I am working on a website in which the database is huge. 1 million records are in the table at the time. When I perform a query then it takes too much time to execute. One sample query is given below:
select * from `ratings` order by id limit 499500, 500
Every query takes more than one minute, but when I drop the table to 10 thousand records then this query executes fastly.
As I have read that there is not problem for 1 million records in a table because in database tables, there is not problem of big records.
I have used indexing of id in the table by the help of question How do I add indices to MySQL tables?, but still I got the same problem.

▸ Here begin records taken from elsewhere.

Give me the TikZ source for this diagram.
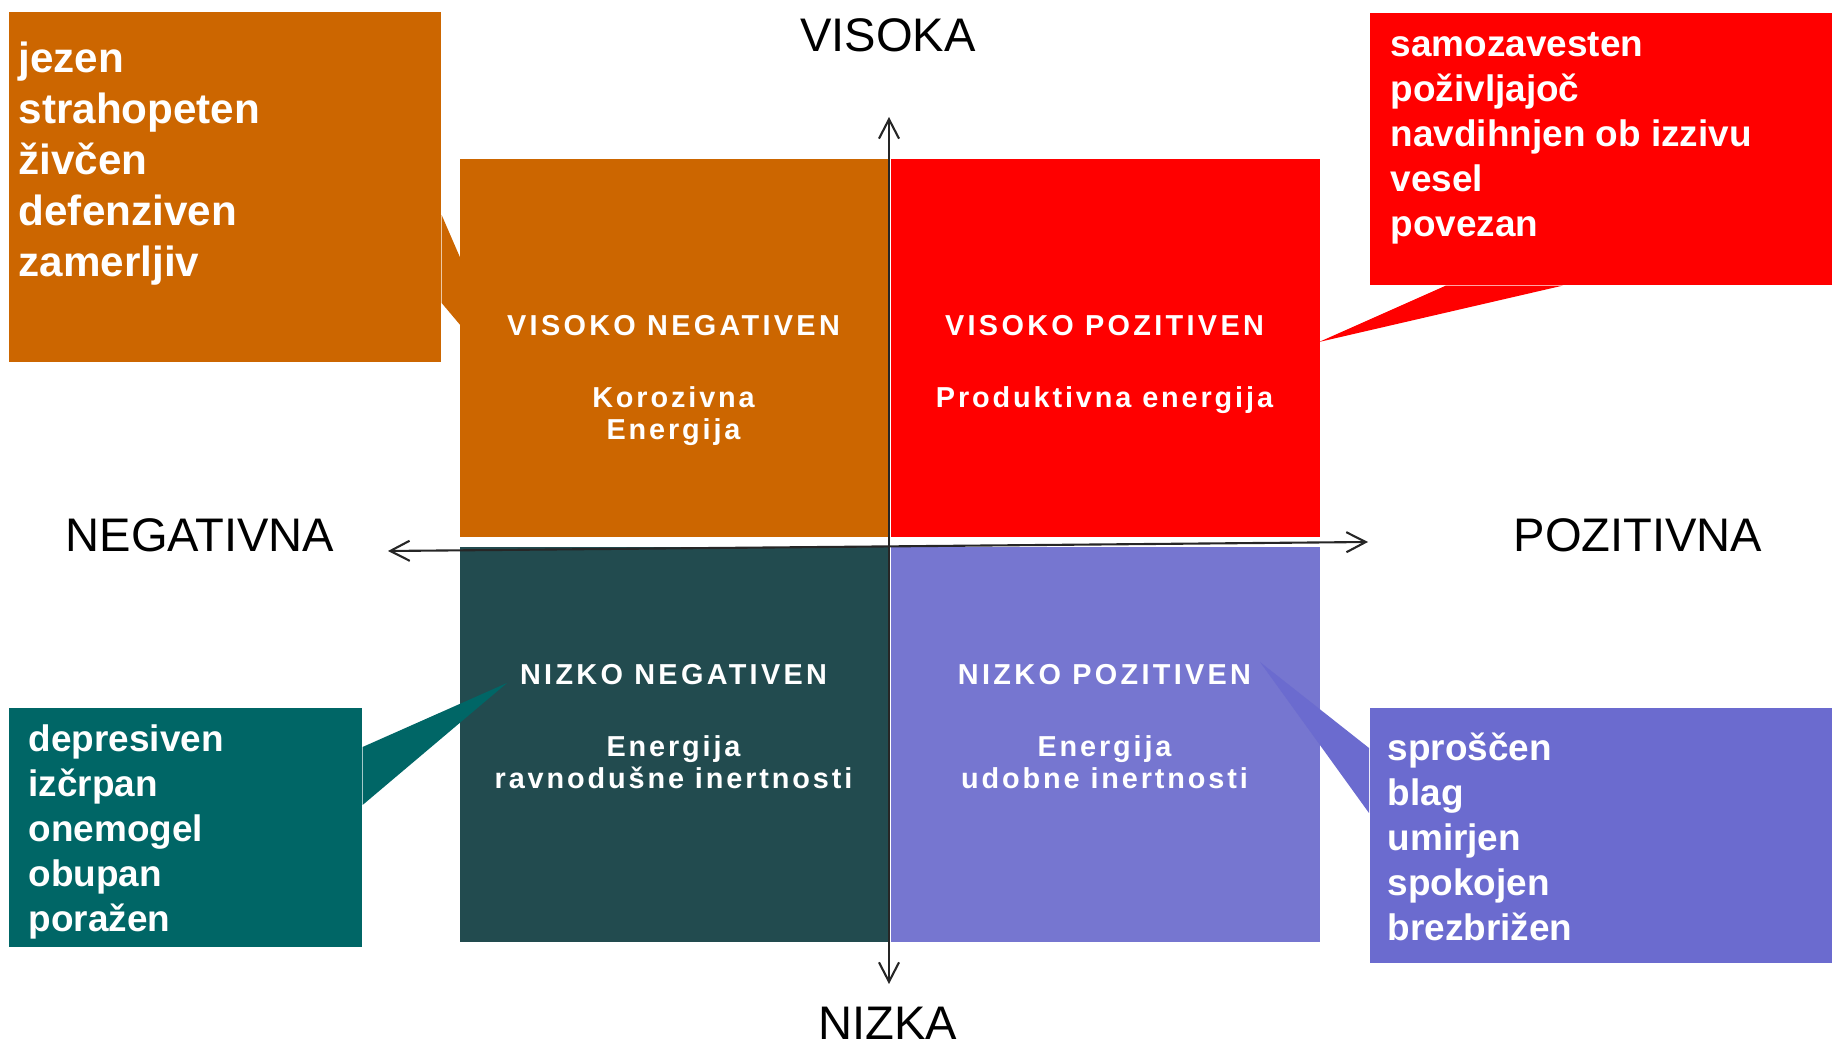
\documentclass[tikz,border=0pt]{standalone}
\usepackage{fontspec}
\setmainfont{Liberation Sans}
\usepackage{tikz}
\usetikzlibrary{arrows.meta, positioning, calc}

\definecolor{hinegcol}{HTML}{CC6600}
\definecolor{hiposcol}{HTML}{FF0000}
\definecolor{lonegcol}{HTML}{224B4F}
\definecolor{loposcol}{HTML}{7676D0}
\definecolor{lonegcall}{HTML}{006666}
\definecolor{loposcall}{HTML}{6B6BCF}

\begin{document}
\begin{tikzpicture}[x=0.01cm, y=-0.01cm,
  >={Straight Barb[length=5.5pt,width=5.7pt]},
  quad/.style={rectangle, anchor=north west, inner sep=0pt, minimum width=4.29cm},
  callbox/.style={rectangle, anchor=north west, inner sep=0pt},
  qtitle/.style={anchor=base, text=white, inner sep=0pt, font=\fontsize{8.2}{9}\selectfont\bfseries\addfontfeature{LetterSpace=11.5}},
  qsub/.style={anchor=north, align=center, text=white, inner sep=0pt, font=\fontsize{8.2}{9.1}\selectfont\bfseries\addfontfeature{LetterSpace=10}},
  bigwords/.style={anchor=north west, align=left, text=white, inner sep=0pt, font=\fontsize{12}{14.5}\selectfont\bfseries},
  words/.style={anchor=north west, align=left, text=white, inner sep=0pt, font=\fontsize{10.5}{12.8}\selectfont\bfseries},
  axislabel/.style={anchor=base, inner sep=0pt, font=\fontsize{13.4}{16}\selectfont},
  axisline/.style={<->, line width=0.6pt, draw=black!85}]
\useasboundingbox (0,0) rectangle (1832,1046);

% Quadrants
\node[quad, fill=hinegcol, minimum height=3.78cm] (hineg) at (459,158) {};
\node[quad, fill=hiposcol, minimum height=3.78cm] (hipos) at (890,158) {};
\node[quad, fill=lonegcol, minimum height=3.95cm] (loneg) at (459,546) {};
\node[quad, fill=loposcol, minimum height=3.95cm] (lopos) at (890,546) {};

% Axes
\coordinate (up) at (889,117);
\coordinate (down) at (889,984);
\coordinate (left) at (388,551);
\coordinate (right) at (1368,542);
\draw[axisline] (down) -- (up);
\draw[axisline] (left) -- (right);

\node[axislabel] (visoka) at (888,52) {VISOKA};
\node[axislabel] (nizka) at (888,1040) {NIZKA};
\node[axislabel] (negativna) at (200,552) {NEGATIVNA};
\node[axislabel] (pozitivna) at (1638,552) {POZITIVNA};

% Callouts
\node[callbox, fill=hinegcol, minimum width=4.32cm, minimum height=3.5cm] (hinegbox) at (8,11) {};
\coordinate (hinegtip) at (520,396);
\fill[hinegcol] ($(hinegbox.north east)+(0,204)$) -- (hinegtip) -- ($(hinegbox.north east)+(0,292)$) -- cycle;

\node[callbox, fill=hiposcol, minimum width=4.63cm, minimum height=2.72cm] (hiposbox) at (1369,12) {};
\coordinate (hipostip) at (1319,342);
\fill[hiposcol] ($(hiposbox.south west)+(77,0)$) -- (hipostip) -- ($(hiposbox.south west)+(194,0)$) -- cycle;

\node[callbox, fill=lonegcall, minimum width=3.53cm, minimum height=2.39cm] (lonegbox) at (8,707) {};
\coordinate (lonegtip) at (507,683);
\fill[lonegcall] ($(lonegbox.north east)+(0,40)$) -- (lonegtip) -- ($(lonegbox.north east)+(0,98)$) -- cycle;

\node[callbox, fill=loposcall, minimum width=4.63cm, minimum height=2.55cm] (loposbox) at (1369,707) {};
\coordinate (lopostip) at (1260,662);
\fill[loposcall] ($(loposbox.north west)+(0,41)$) -- (lopostip) -- ($(loposbox.north west)+(0,106)$) -- cycle;

% Callout words
\node[bigwords] (hinegwords) at (18,41) {jezen\\strahopeten\\živčen\\defenziven\\zamerljiv};
\node[words] (hiposwords) at (1390,32) {samozavesten\\poživljajoč\\navdihnjen ob izzivu\\vesel\\povezan};
\node[words] (lonegwords) at (28,724) {depresiven\\izčrpan\\onemogel\\obupan\\poražen};
\node[words] (loposwords) at (1387,732) {sproščen\\blag\\umirjen\\spokojen\\brezbrižen};

% Quadrant texts
\node[qtitle] (hinegtitle) at (673.5,336) {VISOKO NEGATIVEN};
\node[qsub] (hinegsub) at (673.5,386) {Korozivna\\Energija};
\node[qtitle] (hipostitle) at (1104.5,336) {VISOKO POZITIVEN};
\node[qsub] (hipossub) at (1104.5,386) {Produktivna energija};
\node[qtitle] (lonegtitle) at (673.5,685) {NIZKO NEGATIVEN};
\node[qsub] (lonegsub) at (673.5,735) {Energija\\ravnodušne inertnosti};
\node[qtitle] (lopostitle) at (1104.5,685) {NIZKO POZITIVEN};
\node[qsub] (lopossub) at (1104.5,735) {Energija\\udobne inertnosti};
\end{tikzpicture}
\end{document}
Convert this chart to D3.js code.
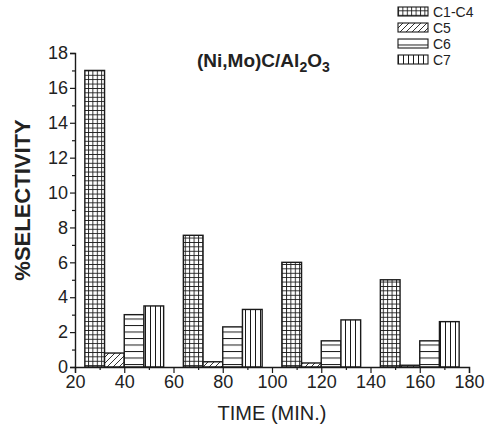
<!DOCTYPE html>
<html><head><meta charset="utf-8">
<script src="https://cdn.jsdelivr.net/npm/d3@7"></script>
<style>body{margin:0;background:#fff;}svg{display:block;font-family:"Liberation Sans",Arial,sans-serif;}</style>
</head><body>
<script>
const times = [40, 80, 120, 160];
const seriesNames = ["C1-C4", "C5", "C6", "C7"];
const c1c4 = [17.0, 7.55, 6.0, 5.0];
const c5 = [0.8, 0.3, 0.23, 0.1];
const c6 = [3.0, 2.3, 1.5, 1.5];
const c7 = [3.5, 3.3, 2.7, 2.6];
const xTicks = [20, 40, 60, 80, 100, 120, 140, 160, 180];
const yTicks = [0, 2, 4, 6, 8, 10, 12, 14, 16, 18];
const barWidth = 8; // minutes
const seriesVals = [c1c4, c5, c6, c7];
const patternIds = ["pGrid", "pDiag", "pHoriz", "pVert"];

const W = 487, H = 426;
const svg = d3.select("body").append("svg").attr("width", W).attr("height", H);
const defs = svg.append("defs");
const ink = "#1a1a1a";
let p = defs.append("pattern").attr("id","pGrid").attr("patternUnits","userSpaceOnUse").attr("width",4.4).attr("height",4.4);
p.append("rect").attr("width",4.4).attr("height",4.4).attr("fill","#fff");
p.append("path").attr("d","M0,0.5H4.4M0.5,0V4.4").attr("stroke",ink).attr("stroke-width",0.9);
p = defs.append("pattern").attr("id","pDiag").attr("patternUnits","userSpaceOnUse").attr("width",6).attr("height",6);
p.append("rect").attr("width",6).attr("height",6).attr("fill","#fff");
p.append("path").attr("d","M-1,7L7,-1M-4,4L4,-4M2,10L10,2").attr("stroke",ink).attr("stroke-width",0.9);
p = defs.append("pattern").attr("id","pHoriz").attr("patternUnits","userSpaceOnUse").attr("width",10).attr("height",6.5);
p.append("rect").attr("width",10).attr("height",6.5).attr("fill","#fff");
p.append("path").attr("d","M0,0.5H10").attr("stroke",ink).attr("stroke-width",1);
p = defs.append("pattern").attr("id","pVert").attr("patternUnits","userSpaceOnUse").attr("width",5).attr("height",10);
p.append("rect").attr("width",5).attr("height",10).attr("fill","#fff");
p.append("path").attr("d","M0.5,0V10").attr("stroke",ink).attr("stroke-width",1);

const x = d3.scaleLinear().domain([20,180]).range([75,469]);
const y = d3.scaleLinear().domain([0,18]).range([367,53]);

seriesVals.forEach((vals, si) => {
  svg.append("g").selectAll("rect").data(vals).join("rect")
    .attr("x", (d,i) => x(times[i] - 2*barWidth + si*barWidth))
    .attr("width", (d,i) => x(times[i] - 2*barWidth + (si+1)*barWidth) - x(times[i] - 2*barWidth + si*barWidth))
    .attr("y", d => y(d))
    .attr("height", d => y(0) - y(d))
    .attr("fill", `url(#${patternIds[si]})`)
    .attr("stroke", ink).attr("stroke-width", 1.4);
});

const xMinor = d3.range(30,180,20);
const yMinor = d3.range(1,18,2);
svg.append("g").attr("transform",`translate(0,${y(0)})`)
  .call(d3.axisBottom(x).tickValues(xTicks).tickSize(6).tickPadding(2).tickFormat(d3.format("d")));
svg.append("g").attr("transform",`translate(0,${y(0)})`)
  .call(d3.axisBottom(x).tickValues(xMinor).tickSize(3).tickFormat(""))
  .select(".domain").remove();
svg.append("g").attr("transform",`translate(${x(20)},0)`)
  .call(d3.axisLeft(y).tickValues(yTicks).tickSize(5).tickPadding(2).tickFormat(d3.format("d")));
svg.append("g").attr("transform",`translate(${x(20)},0)`)
  .call(d3.axisLeft(y).tickValues(yMinor).tickSize(3).tickFormat(""))
  .select(".domain").remove();
svg.selectAll(".domain").attr("stroke",ink).attr("stroke-width",1.4);
svg.selectAll(".tick line").attr("stroke",ink).attr("stroke-width",1.2);
svg.selectAll(".tick text").attr("font-size",18).attr("fill","#222").attr("font-family","'Liberation Sans',Arial,sans-serif");

svg.append("text").attr("x", 272).attr("y", 420).attr("text-anchor","middle")
  .attr("font-size",20).attr("fill","#222").text("TIME (MIN.)");
svg.append("text").attr("transform","translate(30,200) rotate(-90)").attr("text-anchor","middle")
  .attr("font-size",22).attr("font-weight","bold").attr("fill","#222").text("%SELECTIVITY");

const t = svg.append("text").attr("x",197).attr("y",67).attr("font-size",19).attr("font-weight","bold").attr("fill","#222");
t.append("tspan").text("(Ni,Mo)C/Al");
t.append("tspan").attr("dy",5).attr("font-size",14).text("2");
t.append("tspan").attr("dy",-5).text("O");
t.append("tspan").attr("dy",5).attr("font-size",14).text("3");

const lg = svg.append("g").attr("transform","translate(398,6)");
seriesNames.forEach((n, i) => {
  const row = lg.append("g").attr("transform",`translate(0,${i*16})`);
  row.append("rect").attr("x",0).attr("y",1).attr("width",30).attr("height",9)
    .attr("fill",`url(#${patternIds[i]})`).attr("stroke",ink).attr("stroke-width",1.1);
  row.append("text").attr("x",35).attr("y",10.5).attr("font-size",14).attr("fill","#222").text(n);
});
</script>
</body></html>
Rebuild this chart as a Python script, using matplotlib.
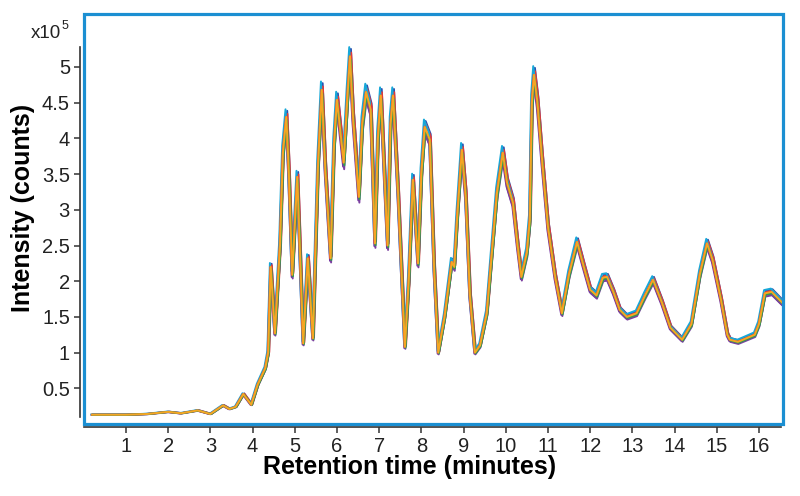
import numpy as np
import matplotlib
matplotlib.use('Agg')
import matplotlib.pyplot as plt
from matplotlib.patches import Rectangle

plt.rcParams['font.family'] = ['Liberation Sans', 'DejaVu Sans']

# retention time (minutes) and intensity (x10^5 counts)
times = [0.2, 0.5, 1.0, 1.5, 2.0, 2.3, 2.7, 3.0, 3.3, 3.45, 3.6, 3.78, 3.97, 4.12, 4.3, 4.37,
         4.43, 4.53, 4.65, 4.72, 4.8, 4.86, 4.94, 5.06, 5.2, 5.31, 5.43, 5.55, 5.64, 5.72,
         5.85, 5.93, 6.0, 6.16, 6.25, 6.31, 6.38, 6.52, 6.6, 6.69, 6.8, 6.9, 6.97, 7.04,
         7.2, 7.27, 7.33, 7.45, 7.61, 7.7, 7.8, 7.92, 8.0, 8.08, 8.2, 8.3, 8.4, 8.55, 8.72,
         8.78, 8.85, 8.96, 9.05, 9.15, 9.27, 9.39, 9.55, 9.7, 9.79, 9.93, 10.03, 10.17,
         10.28, 10.37, 10.5, 10.57, 10.62, 10.67, 10.75, 10.86, 11.0, 11.17, 11.33, 11.5,
         11.69, 11.85, 12.0, 12.15, 12.3, 12.4, 12.55, 12.7, 12.87, 13.1, 13.3, 13.49, 13.7,
         13.9, 14.18, 14.4, 14.6, 14.77, 14.9, 15.1, 15.25, 15.31, 15.5, 15.7, 15.9, 16.0,
         16.14, 16.3, 16.55]
intensity = [0.13, 0.13, 0.13, 0.14, 0.17, 0.15, 0.19, 0.14, 0.26, 0.21, 0.24, 0.42, 0.27,
             0.55, 0.78, 1.0, 2.2, 1.27, 2.5, 3.8, 4.3, 3.5, 2.09, 3.46, 1.13, 2.32, 1.2,
             3.6, 4.68, 3.6, 2.32, 3.9, 4.54, 3.66, 4.6, 5.15, 4.3, 3.18, 4.2, 4.65, 4.4,
             2.53, 4.0, 4.6, 2.5, 4.2, 4.6, 3.2, 1.08, 2.0, 3.42, 2.25, 3.5, 4.16, 3.98,
             2.2, 1.0, 1.5, 2.27, 2.2, 2.9, 3.84, 3.2, 1.8, 1.0, 1.1, 1.55, 2.6, 3.23, 3.8,
             3.38, 3.1, 2.5, 2.06, 2.4, 2.86, 4.5, 4.89, 4.5, 3.7, 2.76, 2.06, 1.55, 2.1,
             2.55, 2.2, 1.88, 1.8, 2.05, 2.06, 1.85, 1.6, 1.5, 1.55, 1.8, 2.02, 1.7, 1.35,
             1.18, 1.4, 2.1, 2.53, 2.3, 1.74, 1.25, 1.18, 1.15, 1.2, 1.25, 1.4, 1.83, 1.85, 1.7]

# the replicate runs: small retention shift (min) and response factor for each
run_shift = [0.02, -0.015, 0.025, -0.02, 0.01, -0.01, 0.015, 0.0]
run_scale = [1.02, 0.985, 1.01, 1.025, 0.975, 1.0, 0.99, 1.0]
run_colors = ['#2b4fb0', '#6f2f9f', '#e53935', '#17a8d8', '#7b3fa0', '#e8562a', '#2e9e4f', '#f5a623']

x_ticks = list(range(1, 17))
y_ticks = [0.5, 1, 1.5, 2, 2.5, 3, 3.5, 4, 4.5, 5]

fig = plt.figure(figsize=(8, 4.96), dpi=100)
ax = fig.add_axes([83.8 / 800, 1 - 424 / 496, (783 - 83.8) / 800, 410 / 496])

t = np.array(times)
y = np.array(intensity)
for s, k, c in zip(run_shift, run_scale, run_colors):
    ax.plot(t + s, y * k, color=c, lw=1.4, solid_joinstyle='round')

ax.set_xlim(0, (783 - 83.8) / 42.2)
ax.set_ylim(0, 410 / 71.4)

# blue frame around the plot area
ax.add_patch(Rectangle((0, 0), 1, 1, transform=ax.transAxes, fill=False,
                       edgecolor='#1b8fd2', lw=2.3, clip_on=False, zorder=5))

ax.spines['top'].set_visible(False)
ax.spines['right'].set_visible(False)
ax.spines['left'].set_position(('outward', 3))
ax.spines['bottom'].set_position(('outward', 2))
ax.spines['left'].set_bounds(0.1, 5.28)
ax.spines['bottom'].set_bounds(0, 16.52)
for sp in ['left', 'bottom']:
    ax.spines[sp].set_color('#333333')
    ax.spines[sp].set_linewidth(1.2)

ax.set_xticks(x_ticks)
ax.set_xticklabels([str(v) for v in x_ticks])
ax.set_yticks(y_ticks)
ax.set_yticklabels([('%g' % v) for v in y_ticks])
ax.tick_params(axis='both', direction='out', length=4, width=1.1, color='#333333',
               labelsize=14.5, labelcolor='#222222', pad=3)

ax.set_xlabel('Retention time (minutes)', fontsize=18, fontweight='bold', labelpad=2)
ax.xaxis.set_label_coords((410 - 83.8) / 699.2, -0.075)
ax.set_ylabel('Intensity (counts)', fontsize=18, fontweight='bold', labelpad=6)
ax.yaxis.set_label_coords(-0.07, (424 - 208) / 410)

fig.text(31 / 800, 1 - 33 / 496, 'x10', fontsize=13.5, color='#222222', va='center', ha='left')
fig.text(62 / 800, 1 - 26 / 496, '5', fontsize=9, color='#222222', va='center', ha='left')

fig.savefig('out.png', dpi=100)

*** I am using CodeIgniter for the project.
Answer
Note, this is not suggesting for a minute to use MyISAM. I use that only to get my ids, min,max, and count to line up. So ignore the engine, please.
create table ratings
( id int auto_increment primary key,
thing int null
)engine=MyISAM;
insert ratings (thing) values (null),(null),(null),(null),(null),(null),(null),(null),(null);
insert ratings (thing) select thing from ratings;
insert ratings (thing) select thing from ratings;
insert ratings (thing) select thing from ratings;
insert ratings (thing) select thing from ratings;
insert ratings (thing) select thing from ratings;
insert ratings (thing) select thing from ratings;
insert ratings (thing) select thing from ratings;
insert ratings (thing) select thing from ratings;
insert ratings (thing) select thing from ratings;
insert ratings (thing) select thing from ratings;
insert ratings (thing) select thing from ratings;
insert ratings (thing) select thing from ratings;
insert ratings (thing) select thing from ratings;
insert ratings (thing) select thing from ratings;
insert ratings (thing) select thing from ratings;
insert ratings (thing) select thing from ratings;
insert ratings (thing) select thing from ratings;
insert ratings (thing) select thing from ratings;
insert ratings (thing) select thing from ratings;
I now have 4.7M rows
select count(*),min(id),max(id) from ratings;
+----------+---------+---------+
| count(*) | min(id) | max(id) |
+----------+---------+---------+
| 4718592 | 1 | 4718592 |
+----------+---------+---------+
select * from `ratings` order by id limit 499500, 500;
-- 1 second on a dumpy laptop
.
explain select * from `ratings` order by id limit 499500, 500;
+----+-------------+---------+------+---------------+------+---------+------+---------+----------------+
| id | select_type | table | type | possible_keys | key | key_len | ref | rows | Extra |
+----+-------------+---------+------+---------------+------+---------+------+---------+----------------+
| 1 | SIMPLE | ratings | ALL | NULL | NULL | NULL | NULL | 4718592 | Using filesort |
+----+-------------+---------+------+---------------+------+---------+------+---------+----------------+
.
explain select * from `ratings` where id>=499501 limit 500;
+----+-------------+---------+-------+---------------+---------+---------+------+---------+-----------------------+
| id | select_type | table | type | possible_keys | key | key_len | ref | rows | Extra |
+----+-------------+---------+-------+---------------+---------+---------+------+---------+-----------------------+
| 1 | SIMPLE | ratings | range | PRIMARY | PRIMARY | 4 | NULL | 4198581 | Using index condition |
+----+-------------+---------+-------+---------------+---------+---------+------+---------+-----------------------+
Moral of the story may be to use a where clause.
One cannot rule out the possibility of a deadlock.